Sunday, March 4, 2012

Wear the Vest Willya!

My home rink does not have reliable weekend freestyles. Sometimes there will be  a couple of hours when the hockey team is off someplace playing, but it's not something I can count on. So I bop around to other rinks' freestyle sessions on Sunday. They have widely varying customs.

The closest rink to my house (but it's not my home rink) has a power class followed by an hour of freestyle. And it's the cheapest freestyle around. The skaters in program wear a ribbon around their waist to indicate they're in program. It looks like a piece of cop tape, but when I hear program music I glance around and I can usually spot the skater. The skaters at this session seem to be small. So maybe this ribbon is a nice compromise as it fits both the adult and the child skaters. It can be hard to see, but it's something.

The freestyle session at Big City Rink has the skaters wear a full up florescent vest. There's some high level skaters here (no elites, but you see some occasional triples), a strong ice dance program, and a lot of skater traffic. As I said, full up vest. Most of the skaters at this session are either adults in ice dance or teens. I've only seen a rare child skater. So the vest is the norm.

My home rink.

No Vest.

Zip. Nada. Zed.

I guess you're supposed to use psychic powers if you're a visiting skater.
Madame Zelda senses GLENDA is in program!

My previous home rink (the one that closed) had no vests either. The skating director told me:
1. Hockey boys steal them (my comment--because coaches leave them lying around)
2. Everyone knows everyone else's music so they know who's in program

As a visiting skater, I hear music and I look around for someone in pose. But, there will sometimes be  more than one skater practicing a pose, or I'll look around too late and miss it. I lose a lot of time guessing. If Dance Coach is with me, he'll just tell me to move to the boards if it's necessary. Otherwise we keep going in lesson.  If I'm at a rink and EVERYONE skates to the boards, I know to follow. Someone fast with big jumps is out there.

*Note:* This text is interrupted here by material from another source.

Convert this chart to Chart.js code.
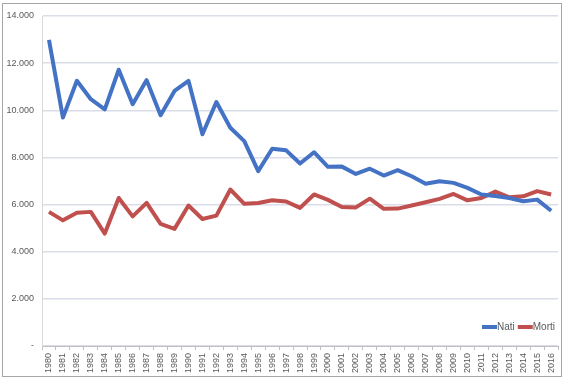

Strangely enough, in a sport with all sorts of custom tchotchkes and custom costumes, I'm rather surprised no one's come up with something that will work for skaters.

Anyway, I need to work on my psychic powers, for next week's freestyle. I sense.... I sense.....that girl over there is in progam! (I hope).


  1. Our rink doesn't have a vest either, we rely on psychic powers (because some kids have like 15 ISI programs and it is just hard to track!)

    Apparently our club is considering getting a vest though.

    1. AFter writing this I decided that a good idea is for a rink to supply something for the kids. The ribbon at the one rink seems to work. Adults should supply their own vest. Adults vary so widely (big guys for pairs to skinny litle women in singles) that I don't see how any one vest can do it. And adults are responsible enough to keep track of their own equipment.

    2. Even something like a bright yellow scrunchie to wear on your wrist would be better than nothing.

    3. What about an armband? Even guys would wear that.

      Or flashing lights like they put on dog collars...and a beeper when the skater's going backwards. -)

    4. So at Big City Rink, do you and Dance Coach ever don the vest and skate to your music (with right of way)? Or do you always practice without your music, yielding to others? For a dance pair, any custom for which one wears the vest - man vs. woman? Just curious.

    5. Anoynymous 10:26
      Dance Coach and I don't skate at Big City Rink, we skate at Hockeytown Rink. He's the only male coach and the only dance coach in a town of over 250,000 (1M+ for the metropolitan area). Apparently when he puts a student in dance hold all the other skaters and coaches make way for him and his student. He can also bump other skater's music twice. He's what my mother would call a "privileged character". So I've never had to wear the vest. I assume it would be the student wearing the vest.

  2. We have fluoro hi-vis vests at my rink. But wearing the vest doesn't necessarily mean people will get out of the way. It's meant to mean you have right of way, but that assumes people are looking.
    I don't think there's a protocol for whether coach or student wears the vest. Mostly I do, but sometimes coach does.
    Regarding the sizing, yes, that's an issue. The young kids have to tie them up in the front. On the other hand, I'm lucky if I can get the fronts to meet across my fat stomach.
    We had armbands before the vests, but they were a lot more difficult to spot from the other end of the rink, and were also a lot easier for people to ignore if they chose to do so.